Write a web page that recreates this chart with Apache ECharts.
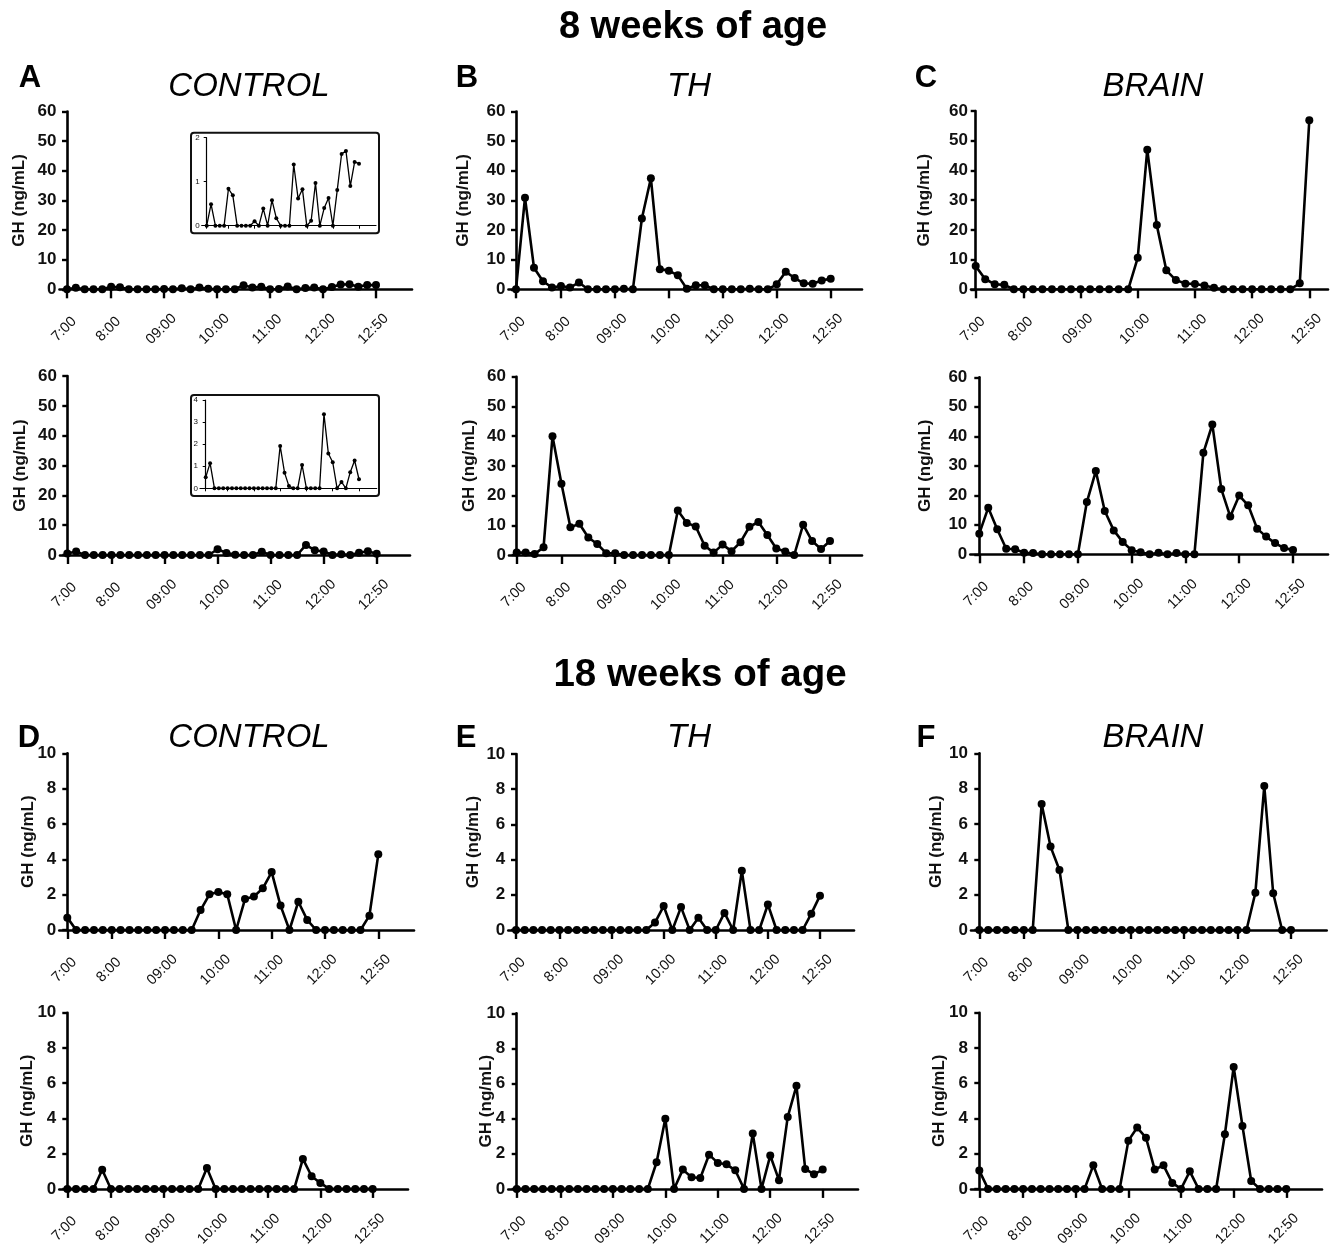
<!DOCTYPE html>
<html><head><meta charset="utf-8">
<script src="https://cdn.jsdelivr.net/npm/echarts@6/dist/echarts.min.js"></script>
<style>html,body{margin:0;padding:0;background:#fff}#c{width:1333px;height:1249px}</style>
</head><body><div id="c"></div>
<script>
// ---- data (GH ng/mL, samples every 10 min, 36 per animal) ----
const timeLabels = ['7:00','8:00','09:00','10:00','11:00','12:00','12:50'];
const labelIdx = [0,5,11,17,23,29,35];

const ctrl8a  = [0,0.49,0,0,0,0.84,0.69,0,0,0,0,0.1,0,0.39,0,0.58,0.17,0,0,0,1.39,0.62,0.83,0,0.11,0.97,0,0.40,0.63,0,0.81,1.63,1.70,0.9,1.45,1.41];
const ctrl8b  = [0.5,1.14,0,0,0,0,0,0,0,0,0,0,0,0,0,0,0,1.92,0.71,0.1,0,0,1.06,0,0,0,0,3.36,1.58,1.18,0,0.29,0,0.73,1.26,0.41];
const th8a    = [0,30.9,7.3,2.7,0.6,1.1,0.6,2.3,0,0,0,0,0.2,0,23.9,37.5,6.8,6.3,4.7,0.2,1.35,1.35,0,0,0,0,0.2,0,0,1.7,5.9,3.8,2.0,1.9,3.0,3.6];
const th8b    = [0.8,0.8,0.3,2.6,40,24,9.3,10.5,5.9,3.7,0.6,0.6,0,0,0,0,0,0,15,10.8,9.6,3.1,0.8,3.5,1.3,4.3,9.5,11.1,6.7,2.2,1.2,0,10.2,4.7,2.0,4.7];
const brain8a = [7.8,3.4,1.7,1.5,0,0,0,0,0,0,0,0,0,0,0,0,0,10.6,47,21.6,6.4,3.1,1.9,1.8,1.3,0.5,0,0,0,0,0,0,0,0,2.0,56.9];
const brain8b = [7.0,15.8,8.5,1.9,1.7,0.5,0.45,0,0,0,0,0,17.7,28.2,14.7,8.1,4.2,1.4,0.7,0,0.5,0,0.45,0,0,34.4,44,22.1,12.8,19.9,16.6,8.7,6.0,3.8,2.1,1.5];
const ctrl18a = [0.7,0,0,0,0,0,0,0,0,0,0,0,0,0,0,1.13,2.02,2.15,2.02,0,1.75,1.89,2.36,3.28,1.38,0,1.6,0.57,0,0,0,0,0,0,0.81,4.28];
const ctrl18b = [0,0,0,0,1.09,0,0,0,0,0,0,0,0,0,0,0,1.19,0,0,0,0,0,0,0,0,0,0,1.7,0.72,0.34,0,0,0,0,0,0];
const th18a   = [0,0,0,0,0,0,0,0,0,0,0,0,0,0,0,0,0.42,1.36,0,1.3,0,0.7,0,0,0.97,0,3.37,0,0,1.45,0,0,0,0,0.93,1.95];
const th18b   = [0,0,0,0,0,0,0,0,0,0,0,0,0,0,0,0,1.52,4.0,0,1.1,0.66,0.62,1.95,1.48,1.4,1.06,0,3.16,0,1.9,0.5,4.1,5.87,1.14,0.83,1.1];
const brain18a= [0,0,0,0,0,0,0,7.13,4.72,3.4,0,0,0,0,0,0,0,0,0,0,0,0,0,0,0,0,0,0,0,0,0,2.11,8.15,2.08,0,0];
const brain18b= [1.04,0,0,0,0,0,0,0,0,0,0,0,0,1.34,0,0,0,2.74,3.48,2.91,1.1,1.34,0.34,0,1.0,0,0,0,3.1,6.92,3.57,0.45,0,0,0,0];

// ---- layout (pixels) ----
const FONT = 'Liberation Sans, Arial, sans-serif';
const panels = [
  {d:ctrl8a,  ymax:60,yint:10, ax:59.5, top:111.5,y0:289.3, first:67,   last:376,   end:412,  gap:40.5},
  {d:th8a,    ymax:60,yint:10, ax:508.5,top:111.5,y0:289.3, first:516,  last:830.7, end:862,  gap:45.5},
  {d:brain8a, ymax:60,yint:10, ax:971,  top:111,  y0:289.3, first:975.7,last:1309.3,end:1328, gap:47},
  {d:ctrl8b,  ymax:60,yint:10, ax:60,   top:376,  y0:555,   first:67.3, last:376.7, end:410,  gap:40.5},
  {d:th8b,    ymax:60,yint:10, ax:509,  top:376.7,y0:555,   first:516.7,last:830,   end:862,  gap:40},
  {d:brain8b, ymax:60,yint:10, ax:970.3,top:377.3,y0:554.3, first:979.3,last:1293,  end:1328, gap:45},
  {d:ctrl18a, ymax:10,yint:2,  ax:59.3, top:753.3,y0:930,   first:67.3, last:378.3, end:414,  gap:31},
  {d:th18a,   ymax:10,yint:2,  ax:508.3,top:754,  y0:930,   first:516,  last:820,   end:854,  gap:35},
  {d:brain18a,ymax:10,yint:2,  ax:971,  top:753.3,y0:930,   first:979.3,last:1291,  end:1326.7,gap:35.5},
  {d:ctrl18b, ymax:10,yint:2,  ax:59.3, top:1012.7,y0:1189.3,first:67.3,last:372.7, end:408,  gap:32},
  {d:th18b,   ymax:10,yint:2,  ax:508.3,top:1013.3,y0:1189.3,first:516.7,last:822.7,end:858,  gap:22.5},
  {d:brain18b,ymax:10,yint:2,  ax:971,  top:1012.7,y0:1189, first:979.3,last:1286.3,end:1322, gap:32}
];
const insets = [
  {d:ctrl8a, ymax:2, yint:1, ax:201.7, top:137.7, y0:225.7, first:206.7, last:359, end:376,   box:[191,132.7,188,100.6]},
  {d:ctrl8b, ymax:4, yint:1, ax:200,   top:400,   y0:488.3, first:205.7, last:359, end:376.7, box:[191,395,188,101]}
];

const grid=[], xAxis=[], yAxis=[], series=[], graphic=[];
function xr(p){const step=(p.last-p.first)/35;return {min:-(p.first-p.ax)/step, max:35+(p.end-p.last)/step};}
panels.forEach((p,i)=>{
  const r=xr(p);
  grid.push({left:p.ax, top:p.top, width:p.end-p.ax, height:p.y0-p.top});
  xAxis.push({gridIndex:i,type:'value',min:r.min,max:r.max,
    axisLine:{show:true,lineStyle:{color:'#000',width:2.6}},
    axisTick:{show:true,customValues:labelIdx,length:9,lineStyle:{color:'#000',width:2.4}},
    axisLabel:{customValues:labelIdx,formatter:v=>timeLabels[labelIdx.indexOf(Math.round(v))],
      rotate:45,align:'center',verticalAlign:'middle',padding:[0,8,0,0],
      fontSize:14.5,color:'#111',margin:37,fontFamily:FONT},
    splitLine:{show:false}});
  yAxis.push({gridIndex:i,type:'value',min:0,max:p.ymax,interval:p.yint,
    name:'GH (ng/mL)',nameLocation:'middle',nameGap:p.gap-9,nameMoveOverlap:false,
    nameTextStyle:{fontWeight:'bold',fontSize:17,color:'#111',fontFamily:FONT},
    axisLine:{show:true,lineStyle:{color:'#000',width:2.6}},
    axisTick:{show:true,length:5,lineStyle:{color:'#000',width:2.4}},
    axisLabel:{fontWeight:'bold',fontSize:17,color:'#111',margin:3,fontFamily:FONT},
    splitLine:{show:false}});
  series.push({type:'line',xAxisIndex:i,yAxisIndex:i,data:p.d.map((v,k)=>[k,v]),
    symbol:'circle',symbolSize:8,showSymbol:true,lineStyle:{color:'#000',width:2.6},itemStyle:{color:'#000'},z:3});
});
insets.forEach((p,j)=>{
  const i=panels.length+j, r=xr(p);
  grid.push({left:p.ax, top:p.top, width:p.end-p.ax, height:p.y0-p.top});
  xAxis.push({gridIndex:i,type:'value',min:r.min,max:r.max,
    axisLine:{show:true,lineStyle:{color:'#000',width:1.2}},
    axisTick:{show:true,customValues:labelIdx,length:3,lineStyle:{color:'#000',width:1}},
    axisLabel:{show:false},splitLine:{show:false}});
  yAxis.push({gridIndex:i,type:'value',min:0,max:p.ymax,interval:p.yint,
    axisLine:{show:true,lineStyle:{color:'#000',width:1.2}},
    axisTick:{show:true,length:3,lineStyle:{color:'#000',width:1}},
    axisLabel:{fontSize:8,color:'#111',margin:2,fontFamily:FONT},splitLine:{show:false}});
  series.push({type:'line',xAxisIndex:i,yAxisIndex:i,data:p.d.map((v,k)=>[k,v]),
    symbol:'circle',symbolSize:4,lineStyle:{color:'#000',width:1.3},itemStyle:{color:'#000'},z:5});
  graphic.push({type:'rect',shape:{x:p.box[0],y:p.box[1],width:p.box[2],height:p.box[3],r:3},
    style:{fill:'none',stroke:'#111',lineWidth:2},z:10});
});

const T=(text,left,top,size,opt)=>Object.assign({text,left,top,padding:0,textAlign:'center',
  textStyle:Object.assign({fontSize:size,color:'#000',fontFamily:FONT,fontWeight:'bold'},opt||{})});
const IT={fontWeight:'normal',fontStyle:'italic'};
const title=[
  T('8 weeks of age',693,9,38),
  T('18 weeks of age',700,656,38.5),
  T('A',30,63,31), T('B',467,63,31), T('C',926,63,31),
  T('D',29,723,31), T('E',466,723,31), T('F',926,723,31),
  T('CONTROL',249,70,33,IT), T('TH',689,70,33,IT), T('BRAIN',1153,70,33,IT),
  T('CONTROL',249,721,33,IT), T('TH',689,721,33,IT), T('BRAIN',1153,721,33,IT)
];

const chart=echarts.init(document.getElementById('c'),null,{renderer:'canvas'});
chart.setOption({animation:false,backgroundColor:'#fff',title,grid,xAxis,yAxis,series,graphic});
</script></body></html>
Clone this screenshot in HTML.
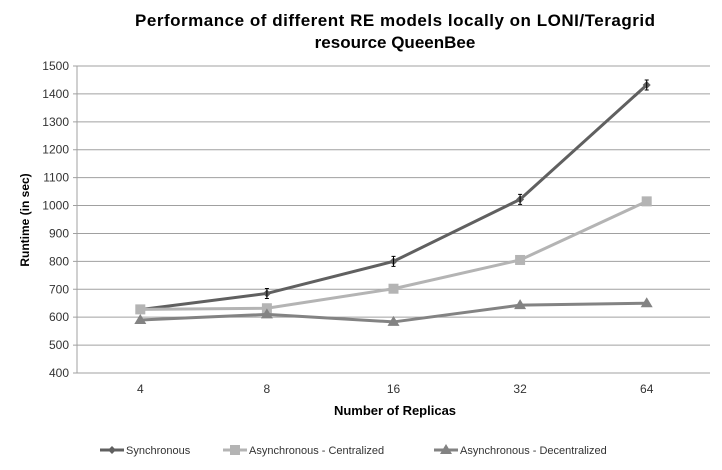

● ● ● ● ●

Aim ▸
Copy each line from the records above that includes the string "this".

Solution ▸
Write a web page that recreates this chart with Apache ECharts.
Clone this screenshot in HTML.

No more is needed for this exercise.